At the weekend, Mrs Howe and I attended the Lambeth Country Show. It represents itself as a cultural showcase for the citizens of the borough. Yet, apart from the miserable funfair, which returns year after year, the youths are neither catered for nor represented. On the music stage were reggae acts of yesteryear for an audience of oldies. On the stalls, there was nothing for young people to buy or sell. Oh yes, there was a huddle of seven children (I counted them) drawing images - which they could easily have done at home.
Young men stood around with surly faces screwed up in discontent. One group of young blacks dressed in grey tracksuits, with hoods half covering their faces, looked positively menacing. They stood about, interested in nothing and threatening everything. In any south London park, stuck to a building or a tree, you will find a notice drawing attention to the punishment for antisocial behaviour. You will not find a single notice welcoming young people and pointing them to activities in which they may participate.
Saturated in binge drinking, they turn on each other. Teddy boys and girls of the 1950s were guilty of being disorderly. In the 1960s, mods fought rockers on the seafronts and, later, white youths went in for Paki-bashing. But nothing resembles the alienation of the youths of today.
Once, hundreds of youth clubs flowered. I volunteered at one in west London. But the authorities, both church and state, slashed budgets until the clubs were all but destroyed.

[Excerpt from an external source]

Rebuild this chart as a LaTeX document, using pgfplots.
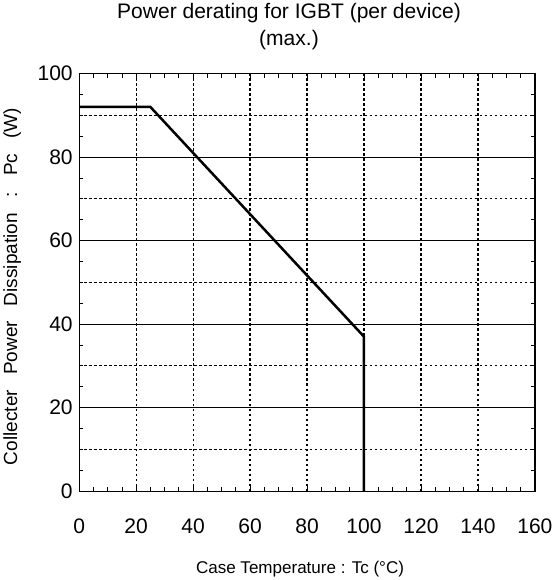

Young people occupy the streets all year, chasing their tails and those of others. They pass their working parents like strangers in the night. The consequences in the Caribbean community have been dire. The dead bodies proliferate. I can point to four young men, here in south London within a mile radius, who were shot dead in the past year. There is an unprecedented increase in police numbers and in youths carrying guns.
I do not believe in all these new measures to enforce "law and order". We need to rescue young people, not tag them.